SH2 114, The Flying Dragon, Emerging From the Smoke of Its Destruction. OSC Image

and with that, I also offer a full-on star image mouse-over as I did for the Dragon.  Luckily, I had already established that even with OSC and an L-Pro filter, I could tease out something from such a dense star image.  Under such circumstances, I am not embarassed by having killed so many stars.  I actually spent some effort in preserving some of the brighter stars for some added interest and color contrast.  Alas, the most distinctively colored star is the very deep red one in the lower left of the image.  When I first saw that star my immediate reaction was that has to be a carbon star.  And I was correct!  These red stars, so distinctively deep red and seen often are well evolved stars, deeply burned into their stock of hydrogen and converting mass into higher mass nuclei, such as carbon.  They also are often variable and throw off gas and dust.  A turbulent situation. And a NIR/IR hotspot.

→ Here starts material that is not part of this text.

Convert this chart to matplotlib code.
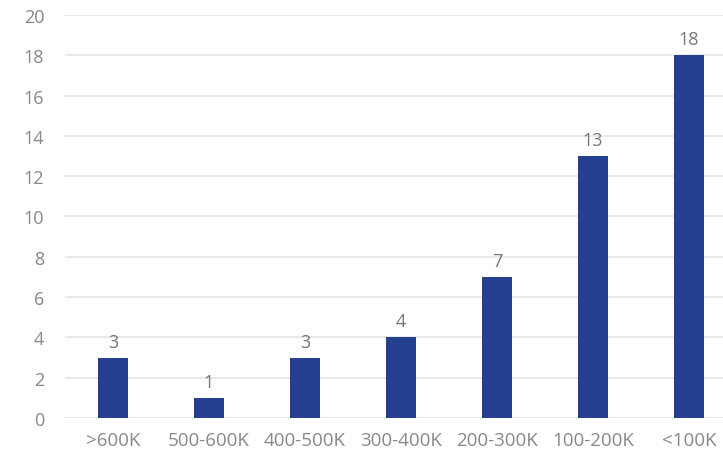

The name Kepler's or Keplers is not identifiable on any of the plate solving I did.  However the Simbad database in Aladin displays in an overlap of this field and a far more extensive region around this field that identifies apparent saturation bombing of extrasolar planet research/discoveries.  These all identified by the Kepler spacecraft/mission.  This is a particular area of interest to me, so hence the name!